=== STATED PROBLEM ===
Skipping all pictures, set down the lines of the listing from the first through the one with "Y_MAX], zero=False, nice=False)".

----- RAW DATA

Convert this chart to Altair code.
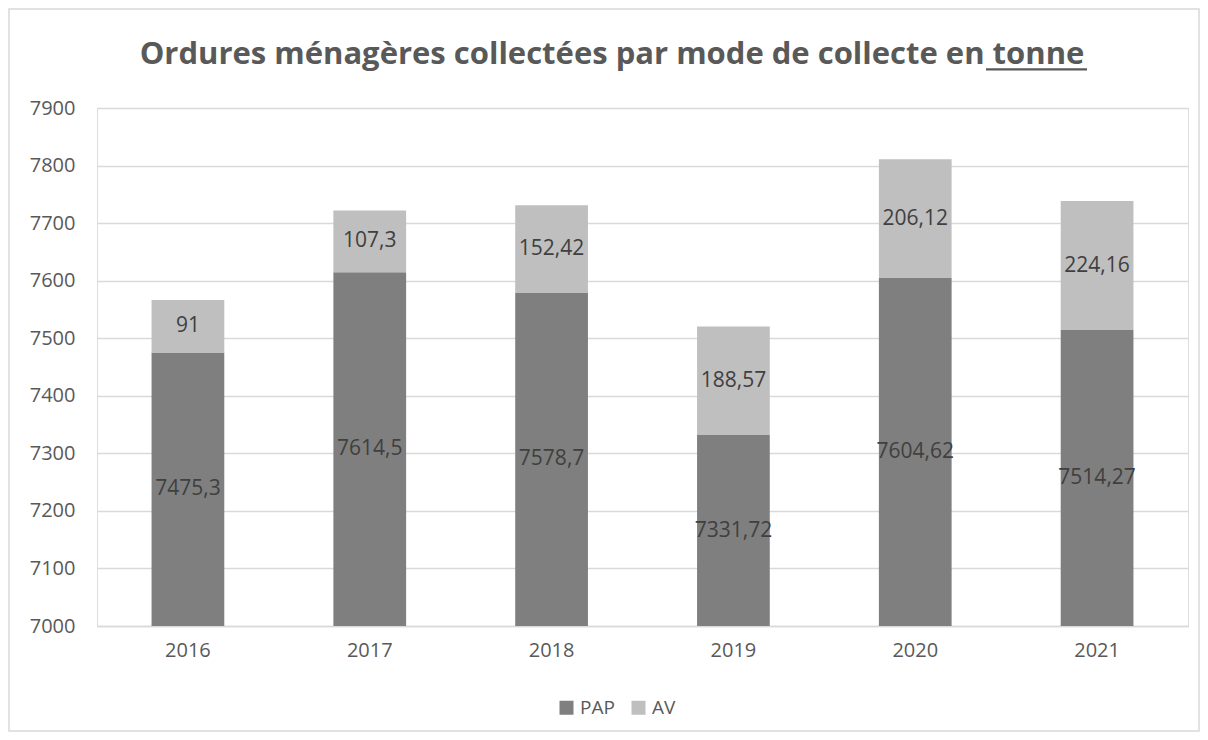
import altair as alt
import pandas as pd

years = ["2016", "2017", "2018", "2019", "2020", "2021"]
pap = [7475.3, 7614.5, 7578.7, 7331.72, 7604.62, 7514.27]
av = [91, 107.3, 152.42, 188.57, 206.12, 224.16]
pap_labels = ["7475,3", "7614,5", "7578,7", "7331,72", "7604,62", "7514,27"]
av_labels = ["91", "107,3", "152,42", "188,57", "206,12", "224,16"]
series = ["PAP", "AV"]
colors = ["#7f7f7f", "#bfbfbf"]
y_ticks = [7000, 7100, 7200, 7300, 7400, 7500, 7600, 7700, 7800, 7900]
title_text = "Ordures ménagères collectées par mode de collecte en tonne"

FONT = "Open Sans"
Y_MIN, Y_MAX = 7000, 7900

rows = []
for i, yr in enumerate(years):
    rows.append({"year": yr, "series": "PAP", "y0": 0, "y1": pap[i],
                 "mid": (Y_MIN + pap[i]) / 2, "label": pap_labels[i]})
    rows.append({"year": yr, "series": "AV", "y0": pap[i], "y1": pap[i] + av[i],
                 "mid": pap[i] + av[i] / 2, "label": av_labels[i]})
df = pd.DataFrame(rows)

W, H = 1091, 518

x = alt.X("year:N", sort=years, title=None,
          scale=alt.Scale(paddingInner=0.6, paddingOuter=0.3),
          axis=alt.Axis(labelAngle=0, labelFont=FONT, labelFontSize=20,
                        labelColor="#595959", domainColor="#d9d9d9", ticks=False,
                        labelPadding=14, domainWidth=1.5))
yscale = alt.Scale(domain=[Y_MIN, Y_MAX], zero=False, nice=False)

bars = alt.Chart(df).mark_bar(clip=True).encode(
    x=x,
    y=alt.Y("y0:Q", scale=yscale, title=None,
            axis=alt.Axis(values=y_ticks, format="d", labelFont=FONT, labelFontSize=20,
                          labelColor="#595959", grid=True, gridColor="#d9d9d9",
                          gridWidth=1.5, domain=False, ticks=False, labelPadding=22)),
    y2="y1:Q",
    color=alt.Color("series:N", sort=series,
                    scale=alt.Scale(domain=series, range=colors),
                    legend=alt.Legend(title=None, orient="none", direction="horizontal",
                                      legendX=460, legendY=590, symbolType="square",
                                      symbolSize=196, symbolStrokeWidth=0,
                                      labelFont=FONT, labelFontSize=19,
                                      labelColor="#595959", columnPadding=14,
                                      symbolOpacity=1)),
)

labels = alt.Chart(df).mark_text(font=FONT, fontSize=21, color="#404040").encode(
    x=alt.X("year:N", sort=years),
    y=alt.Y("mid:Q", scale=yscale),
    text="label:N",
)

one = pd.DataFrame({"t": [title_text]})

border = alt.Chart(one).mark_rect(
    fill=None, stroke="#d9d9d9", strokeWidth=1.5
).encode(x=alt.value(-88), x2=alt.value(1102), y=alt.value(-99), y2=alt.value(623))

title = alt.Chart(one).mark_text(
    font=FONT, fontSize=31, fontWeight="bold", color="#595959",
    align="center", baseline="alphabetic"
).encode(x=alt.value(515), y=alt.value(-44), text="t:N")

underline = alt.Chart(one).mark_rule(
    color="#595959", strokeWidth=2.3
).encode(x=alt.value(889), x2=alt.value(990), y=alt.value(-38.7))

chart = alt.layer(border, bars, labels, title, underline).properties(
    width=W, height=H,
    padding={"left": 89, "top": 100, "right": 12, "bottom": 106},
    autosize=alt.AutoSizeParams(type="none"),
).configure_view(stroke=None).configure(background="white")

chart.save("out.html", embed_options={"renderer": "svg", "actions": False})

----------

=== OUTPUT FOR THIS EXERCISE ===
Convert this chart to Altair code.
import altair as alt
import pandas as pd

years = ["2016", "2017", "2018", "2019", "2020", "2021"]
pap = [7475.3, 7614.5, 7578.7, 7331.72, 7604.62, 7514.27]
av = [91, 107.3, 152.42, 188.57, 206.12, 224.16]
pap_labels = ["7475,3", "7614,5", "7578,7", "7331,72", "7604,62", "7514,27"]
av_labels = ["91", "107,3", "152,42", "188,57", "206,12", "224,16"]
series = ["PAP", "AV"]
colors = ["#7f7f7f", "#bfbfbf"]
y_ticks = [7000, 7100, 7200, 7300, 7400, 7500, 7600, 7700, 7800, 7900]
title_text = "Ordures ménagères collectées par mode de collecte en tonne"

FONT = "Open Sans"
Y_MIN, Y_MAX = 7000, 7900

rows = []
for i, yr in enumerate(years):
    rows.append({"year": yr, "series": "PAP", "y0": 0, "y1": pap[i],
                 "mid": (Y_MIN + pap[i]) / 2, "label": pap_labels[i]})
    rows.append({"year": yr, "series": "AV", "y0": pap[i], "y1": pap[i] + av[i],
                 "mid": pap[i] + av[i] / 2, "label": av_labels[i]})
df = pd.DataFrame(rows)

W, H = 1091, 518

x = alt.X("year:N", sort=years, title=None,
          scale=alt.Scale(paddingInner=0.6, paddingOuter=0.3),
          axis=alt.Axis(labelAngle=0, labelFont=FONT, labelFontSize=20,
                        labelColor="#595959", domainColor="#d9d9d9", ticks=False,
                        labelPadding=14, domainWidth=1.5))
yscale = alt.Scale(domain=[Y_MIN, Y_MAX], zero=False, nice=False)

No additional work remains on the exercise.